Summary. The manuscript examines why self-pretraining (SPT) via masked token prediction improves Transformer accuracy on sequence classification tasks from the Long-Range Arena. Replicating Amos et al. (2024), the authors perform systematic ablations and identify that label supervision struggles to learn useful query-key attention patterns from random initialization. Using a minimal setup, they isolate learning proximity interactions (converting absolute positional encodings into proximity-biased attention scores) as a central source of SPT gains. In a simplified theoretical setup, they show that label supervision is locally blind to certain attention-score directions that masked reconstruction can detect.

Significance. If the claims hold, the work supplies a mechanistic account of why supervised training can fail to discover useful attention patterns while a self-supervised objective succeeds, even without external data. The replication, ablations, and simplified theoretical analysis are explicit strengths that could inform initialization strategies and training curricula for attention-based models on long sequences.

major comments (2)

[Simplified theoretical setup] The simplified theoretical setup demonstrates local blindness of label supervision to certain attention directions, but the manuscript does not show that this blindness persists once the model is placed in the full non-convex loss landscape with multiple layers, heads, and the AdamW + cross-entropy dynamics used in the LRA experiments.

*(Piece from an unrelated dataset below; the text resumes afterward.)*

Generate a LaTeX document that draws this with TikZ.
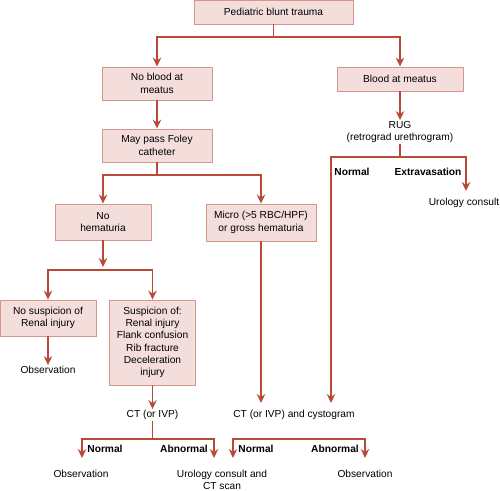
\documentclass[tikz,border=0pt]{standalone}
\usepackage{fontspec}
\setmainfont{Liberation Sans}
\usetikzlibrary{arrows.meta}
\definecolor{lnc}{RGB}{185,74,58}
\definecolor{bxfill}{RGB}{244,222,220}
\definecolor{bxdraw}{RGB}{214,150,142}
\begin{document}
\begin{tikzpicture}[x=1pt,y=-1pt,
  every node/.style={font=\fontsize{10.2}{12.3}\selectfont, align=center},
  bx/.style={draw=bxdraw, fill=bxfill, line width=0.9pt, inner sep=0pt},
  txt/.style={inner sep=1pt},
  lab/.style={inner sep=1pt, font=\fontsize{10.2}{12.3}\selectfont\bfseries},
  lnk/.style={draw=lnc, line width=1.4pt},
  arr/.style={-{Stealth[length=9pt,width=8.5pt,inset=3pt]}},
  arrb/.style={{Stealth[length=9pt,width=8.5pt,inset=3pt]}-{Stealth[length=9pt,width=8.5pt,inset=3pt]}}
]
\useasboundingbox (0,0) rectangle (500,490);

% boxes
\node[bx, minimum width=159pt, minimum height=24pt] (top) at (273.5,12) {Pediatric blunt trauma};
\node[bx, minimum width=110pt, minimum height=33pt] (noblood) at (157,83.5) {No blood at\\meatus};
\node[bx, minimum width=126pt, minimum height=24pt] (blood) at (400,79) {Blood at meatus};
\node[bx, minimum width=110pt, minimum height=33pt] (foley) at (157,145.5) {May pass Foley\\catheter};
\node[bx, minimum width=96pt, minimum height=36pt] (nohem) at (103,222) {No\\hematuria};
\node[bx, minimum width=110pt, minimum height=37pt] (micro) at (261,222.5) {Micro (>5 RBC/HPF)\\or gross hematuria};
\node[bx, minimum width=96pt, minimum height=36pt] (nosusp) at (48,318) {No suspicion of\\Renal injury};
\node[bx, minimum width=86pt, minimum height=85pt] (susp) at (152.5,342.5) {Suspicion of:\\Renal injury\\Flank confusion\\Rib fracture\\Deceleration\\injury};

% plain texts
\node[txt] (rug) at (400,132) {RUG\\(retrograd urethrogram)};
\node[txt] (ucons) at (464,203) {Urology consult};
\node[txt] (obs1) at (48,370) {Observation};
\node[txt] (ct1) at (152.5,415) {CT (or IVP)};
\node[txt] (ctcyst) at (294,415) {CT (or IVP) and cystogram};
\node[txt] (obs2) at (81,474) {Observation};
\node[txt] (ucct) at (222,479.5) {Urology consult and\\CT scan};
\node[txt] (obs3) at (365,474) {Observation};

% branch labels
\node[lab] (ln1) at (352,172) {Normal};
\node[lab] (le1) at (428,172) {Extravasation};
\node[lab] (ln2) at (105,449) {Normal};
\node[lab] (la2) at (184,449) {Abnormal};
\node[lab] (ln3) at (256,449) {Normal};
\node[lab] (la3) at (335,449) {Abnormal};

% junction and tip coordinates
\coordinate (j0) at (273.5,37);
\coordinate (j1) at (400,157);
\coordinate (j2) at (157,175);
\coordinate (j3) at (103,270);
\coordinate (j4) at (152.5,439);
\coordinate (tu) at (466,191);
\coordinate (t331) at (331,403);
\coordinate (t261) at (261,403);
\coordinate (tl1) at (82,458);
\coordinate (tl2) at (214,458);
\coordinate (tr1) at (233,458);
\coordinate (tr2) at (365,458);
\coordinate (mr) at (365,439);

% connectors
\draw[lnk] (top.south) -- (j0);
\draw[lnk,arr] (j0) -| (noblood.north);
\draw[lnk,arr] (j0) -| (blood.north);
\draw[lnk,arr] (noblood.south) -- (foley.north);
\draw[lnk,arr] (blood.south) -- (rug.north);
\draw[lnk] (rug.south) -- (j1);
\draw[lnk,arr] (j1) -| (tu);
\draw[lnk,arr] (j1) -| (t331);
\draw[lnk] (foley.south) -- (j2);
\draw[lnk,arr] (j2) -| (nohem.north);
\draw[lnk,arr] (j2) -| (micro.north);
\draw[lnk,arr] (micro.south) -- (t261);
\draw[lnk,arr,shorten >=3pt] (nohem.south) -- (j3);
\draw[lnk,arr] (j3) -| (nosusp.north);
\draw[lnk,arr] (j3) -| (susp.north);
\draw[lnk,arr] (nosusp.south) -- (obs1.north);
\draw[lnk,arr] (susp.south) -- (ct1.north);
\draw[lnk] (ct1.south) -- (j4);
\draw[lnk,arr] (j4) -| (tl1);
\draw[lnk,arr] (j4) -| (tl2);
\draw[lnk,arrb] (tr1) |- (mr) -- (tr2);
\end{tikzpicture}
\end{document}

If informative gradients from labels appear only after proximity-biased attention has already formed, the local-blindness result may be an artifact of the linearised or single-layer analysis rather than a property of the training procedure studied.
[Ablations and minimal setup] The ablations attribute SPT gains primarily to learning proximity interactions, yet the minimal setup does not fully isolate this factor from confounding optimization or generalization effects that appear in the complete multi-head attention model. A direct comparison of gradient norms or attention-score trajectories with and without SPT after the first few epochs would strengthen the causal link.

minor comments (2)

[Notation and setup] Notation for attention scores and positional encodings could be introduced earlier and used consistently across the theoretical and experimental sections to improve readability.
[Abstract] The abstract states the central findings but does not mention the specific LRA tasks or model sizes used in the replication; adding one sentence would help readers assess scope.

Simulated Author's Rebuttal

2 responses · 0 unresolved

We thank the referee for the insightful comments, which help clarify the scope of our contributions. We address each major comment below with clarifications and indicate where revisions will be made.

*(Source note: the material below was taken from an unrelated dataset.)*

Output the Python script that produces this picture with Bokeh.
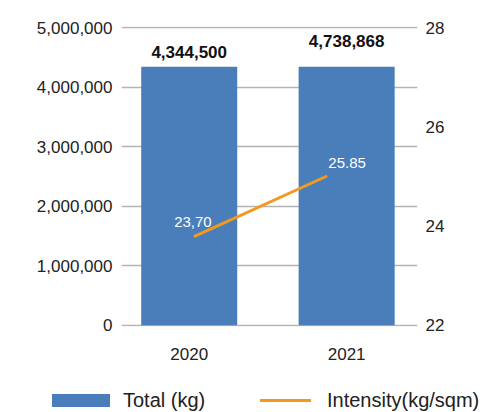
from bokeh.plotting import figure
from bokeh.layouts import column
from bokeh.models import (ColumnDataSource, Range1d, LinearAxis, FixedTicker,
                          NumeralTickFormatter, Div)
from bokeh.embed import file_html
from bokeh.resources import INLINE
from bokeh.core.properties import value

# ---- data ----
years = ["2020", "2021"]
bar_heights = [4344500, 4344500]          # drawn bar heights as they appear
bar_labels = ["4,344,500", "4,738,868"]
intensity = [23.79, 25.01]                  # line as drawn
intensity_labels = ["23,70", "25.85"]
left_ticks = [0, 1000000, 2000000, 3000000, 4000000, 5000000]
right_ticks = [22, 24, 26, 28]
series_names = ["Total (kg)", "Intensity(kg/sqm)"]

FONT = "Liberation Sans"
BLUE = "#4a7ebb"
ORANGE = "#f39a1e"
TXT = "#222222"

x_pos = list(range(len(years)))
line_x = [x_pos[0] + 0.03, x_pos[1] - 0.124]

pad = 20000
p = figure(width=500, height=380, output_backend="svg", toolbar_location=None,
           x_range=Range1d(-0.43, 1.45), y_range=Range1d(-pad, 5000000 + pad),
           min_border_left=121, min_border_right=83, min_border_top=26,
           min_border_bottom=54)
pad_r = pad / 5000000 * 6
p.extra_y_ranges = {"int": Range1d(22 - pad_r, 28 + pad_r)}
p.outline_line_color = None
p.background_fill_color = "white"
p.border_fill_color = "white"

# axes
p.yaxis.ticker = FixedTicker(ticks=left_ticks)
p.yaxis.formatter = NumeralTickFormatter(format="0,0")
p.yaxis.axis_line_color = None
p.yaxis.major_tick_line_color = None
p.yaxis.major_tick_out = 0
p.yaxis.minor_tick_line_color = None
p.yaxis.major_label_text_font = FONT
p.yaxis.major_label_text_font_size = "17px"
p.yaxis.major_label_text_color = TXT
p.yaxis.major_label_standoff = 9

p.xaxis.ticker = FixedTicker(ticks=x_pos)
p.xaxis.major_label_overrides = {i: y for i, y in enumerate(years)}
p.xaxis.axis_line_color = None
p.xaxis.major_tick_line_color = None
p.xaxis.major_tick_out = 0
p.xaxis.minor_tick_line_color = None
p.xaxis.major_label_text_font = FONT
p.xaxis.major_label_text_font_size = "17px"
p.xaxis.major_label_text_color = TXT
p.xaxis.major_label_standoff = 21

ra = LinearAxis(y_range_name="int", ticker=FixedTicker(ticks=right_ticks))
ra.axis_line_color = None
ra.major_tick_line_color = None
ra.major_tick_out = 0
ra.minor_tick_line_color = None
ra.major_label_text_font = FONT
ra.major_label_text_font_size = "17px"
ra.major_label_text_color = TXT
ra.major_label_standoff = 8
p.add_layout(ra, "right")

p.xgrid.grid_line_color = None
p.ygrid.ticker = FixedTicker(ticks=left_ticks)
p.ygrid.grid_line_color = "#b4b4b4"
p.ygrid.grid_line_width = 1.5

# bars
src = ColumnDataSource(dict(x=x_pos, top=bar_heights, lab=bar_labels,
                            yoff=[-15, -26]))
p.vbar(x="x", top="top", width=0.61, source=src, fill_color=BLUE,
       line_color=None)
p.text(x="x", y="top", text="lab", source=src, y_offset="yoff",
       text_align="center", text_baseline="middle",
       text_font=value(FONT), text_font_style="bold",
       text_font_size="17px", text_color="#111111")

# line
lsrc = ColumnDataSource(dict(x=line_x, y=intensity, lab=intensity_labels,
                             xoff=[-1, 20], yoff=[-15, -13]))
p.line(x="x", y="y", source=lsrc, y_range_name="int",
       line_color=ORANGE, line_width=3)
p.text(x="x", y="y", text="lab", source=lsrc, y_range_name="int",
       x_offset="xoff", y_offset="yoff", text_align="center",
       text_baseline="middle", text_font=value(FONT),
       text_font_size="15px", text_color="white")

# ---- legend strip below the chart (HTML) ----
legend_html = (
    f'<div style="position:relative;width:500px;height:32px;'
    f'font-family:\'{FONT}\';font-size:20px;color:{TXT};">'
    f'<div style="position:absolute;left:52px;top:14px;width:58px;height:13px;'
    f'background:{BLUE};"></div>'
    f'<div style="position:absolute;left:123px;top:8px;line-height:24px;'
    f'white-space:nowrap;">{series_names[0]}</div>'
    f'<div style="position:absolute;left:260px;top:19px;width:51px;height:3px;'
    f'background:{ORANGE};"></div>'
    f'<div style="position:absolute;left:327px;top:8px;line-height:24px;'
    f'white-space:nowrap;">{series_names[1]}</div>'
    f'</div>'
)
legend_div = Div(text=legend_html, width=500, height=32, margin=0)

layout = column(p, legend_div, spacing=0)
open("out.html", "w").write(file_html(layout, INLINE))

read point-by-point responses

Referee: [Simplified theoretical setup] The simplified theoretical setup demonstrates local blindness of label supervision to certain attention directions, but the manuscript does not show that this blindness persists once the model is placed in the full non-convex loss landscape with multiple layers, heads, and the AdamW + cross-entropy dynamics used in the LRA experiments. If informative gradients from labels appear only after proximity-biased attention has already formed, the local-blindness result may be an artifact of the linearised or single-layer analysis rather than a property of the training procedure studied.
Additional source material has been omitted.